Dates in our Current Finding Aids
Currently, our dates are encoded with <unitdate> tags in our EADs, but lack a "normal" attribute containing a normalized, machine-readable version of the date.
As an example, our dates might currently look like this: <unitdate type="inclusive">May 26, 2015</unitdate>
As opposed to this: <unitdate type="inclusive" normal="2015-05-26">May 26, 2015</unitdate>
Until now, this has not really been a problem. As you can see from an example such as the Adelaide J. Hart papers, our dates are presented to users as plain text in our current finding aid access sytem. Under the hood, those dates are encoded as <unitdate> elements, but our access system has no way to search or facet by date. As such, the access system has never needed a normalized, machine-readable form of dates. But what about ArchivesSpace?
Dates in ArchivesSpace
Before getting into what happens to our legacy <unitdate> elements when imported into ArchivesSpace, let's take a look at a blank ArchivesSpace date record.
Based on all of the date fields provided by ArchivesSpace, we can already see here that we're moving beyond plain text representation of our dates.
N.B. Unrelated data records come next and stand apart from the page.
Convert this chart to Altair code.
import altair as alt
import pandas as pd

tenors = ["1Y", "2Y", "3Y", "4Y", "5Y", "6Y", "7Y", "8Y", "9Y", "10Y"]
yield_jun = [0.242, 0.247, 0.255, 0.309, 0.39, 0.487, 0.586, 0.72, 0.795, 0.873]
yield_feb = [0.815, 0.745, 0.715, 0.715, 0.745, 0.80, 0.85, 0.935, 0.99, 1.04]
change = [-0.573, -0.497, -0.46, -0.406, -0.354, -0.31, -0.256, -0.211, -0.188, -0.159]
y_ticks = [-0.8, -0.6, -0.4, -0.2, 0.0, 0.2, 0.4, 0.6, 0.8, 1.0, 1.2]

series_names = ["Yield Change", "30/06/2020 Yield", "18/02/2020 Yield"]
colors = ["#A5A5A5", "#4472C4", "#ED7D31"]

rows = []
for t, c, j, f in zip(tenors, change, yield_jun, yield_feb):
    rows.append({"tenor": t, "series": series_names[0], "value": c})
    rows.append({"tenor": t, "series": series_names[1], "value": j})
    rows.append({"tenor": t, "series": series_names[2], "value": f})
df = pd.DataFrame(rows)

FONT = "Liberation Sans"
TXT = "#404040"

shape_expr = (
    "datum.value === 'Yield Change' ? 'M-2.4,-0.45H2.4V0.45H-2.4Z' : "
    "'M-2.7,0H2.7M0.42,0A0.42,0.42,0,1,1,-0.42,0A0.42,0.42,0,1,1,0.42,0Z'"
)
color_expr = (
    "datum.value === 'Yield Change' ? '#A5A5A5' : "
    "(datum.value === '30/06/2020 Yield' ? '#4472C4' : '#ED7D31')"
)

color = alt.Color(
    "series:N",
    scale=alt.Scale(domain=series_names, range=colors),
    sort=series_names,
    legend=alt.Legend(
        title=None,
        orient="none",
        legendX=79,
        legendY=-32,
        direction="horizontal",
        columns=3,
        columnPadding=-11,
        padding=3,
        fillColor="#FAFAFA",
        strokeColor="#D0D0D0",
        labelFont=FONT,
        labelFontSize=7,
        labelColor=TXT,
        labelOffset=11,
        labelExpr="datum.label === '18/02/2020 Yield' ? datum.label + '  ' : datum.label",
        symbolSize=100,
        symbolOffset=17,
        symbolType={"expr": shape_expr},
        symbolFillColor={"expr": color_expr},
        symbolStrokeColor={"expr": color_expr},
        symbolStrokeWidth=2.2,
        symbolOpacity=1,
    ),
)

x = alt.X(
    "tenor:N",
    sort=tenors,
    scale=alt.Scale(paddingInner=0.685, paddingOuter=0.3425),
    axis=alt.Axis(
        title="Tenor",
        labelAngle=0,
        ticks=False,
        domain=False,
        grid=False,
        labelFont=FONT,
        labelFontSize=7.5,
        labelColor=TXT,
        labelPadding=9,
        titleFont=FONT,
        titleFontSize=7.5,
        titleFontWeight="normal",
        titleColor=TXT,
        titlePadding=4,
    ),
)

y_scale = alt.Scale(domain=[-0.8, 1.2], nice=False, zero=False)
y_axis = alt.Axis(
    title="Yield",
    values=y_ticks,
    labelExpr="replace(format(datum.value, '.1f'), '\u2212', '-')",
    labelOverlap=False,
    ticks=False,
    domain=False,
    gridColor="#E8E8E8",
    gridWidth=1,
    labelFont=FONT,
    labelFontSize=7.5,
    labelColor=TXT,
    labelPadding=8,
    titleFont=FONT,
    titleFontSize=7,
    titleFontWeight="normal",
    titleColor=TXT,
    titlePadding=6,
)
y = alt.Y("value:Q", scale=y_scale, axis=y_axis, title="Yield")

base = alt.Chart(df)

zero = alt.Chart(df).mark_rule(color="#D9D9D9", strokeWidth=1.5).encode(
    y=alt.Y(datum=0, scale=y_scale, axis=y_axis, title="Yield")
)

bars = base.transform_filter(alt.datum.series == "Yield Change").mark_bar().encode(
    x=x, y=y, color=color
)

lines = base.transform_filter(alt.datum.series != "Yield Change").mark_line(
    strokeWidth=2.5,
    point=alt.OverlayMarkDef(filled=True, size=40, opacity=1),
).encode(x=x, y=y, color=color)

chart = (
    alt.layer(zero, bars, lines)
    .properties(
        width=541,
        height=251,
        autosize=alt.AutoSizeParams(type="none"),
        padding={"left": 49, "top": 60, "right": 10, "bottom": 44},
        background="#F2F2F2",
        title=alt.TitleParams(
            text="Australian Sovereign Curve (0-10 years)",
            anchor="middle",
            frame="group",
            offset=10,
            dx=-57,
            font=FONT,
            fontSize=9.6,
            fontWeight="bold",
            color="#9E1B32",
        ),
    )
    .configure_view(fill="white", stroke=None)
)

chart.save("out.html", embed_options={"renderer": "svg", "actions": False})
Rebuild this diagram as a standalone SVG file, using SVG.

Of particular interest for the purposes of this blog post are the fields for "Expression," "Begin," and "End." Hovering over the * next to "Expression" brings up the following explanation of what that field represents:
What this means is that the "Expression" field will essentially recreate the plain text, human-understandable version of dates that we have been using up until now. Simple enough.
Once we take a look at the "Begin" and "End" fields, however, we can start to see where our past practice and future ArchivesSpace possibilities come into conflict. The "Begin" and "End" fields give us the ability to record normalized-versions of our dates that ArchivesSpace (and other systems) can understand. This is definitely functionality that we will want to use going forward, but what does this mean for our legacy data?
Let's see what happens to our dates when we import one of our legacy EADs into ArchivesSpace.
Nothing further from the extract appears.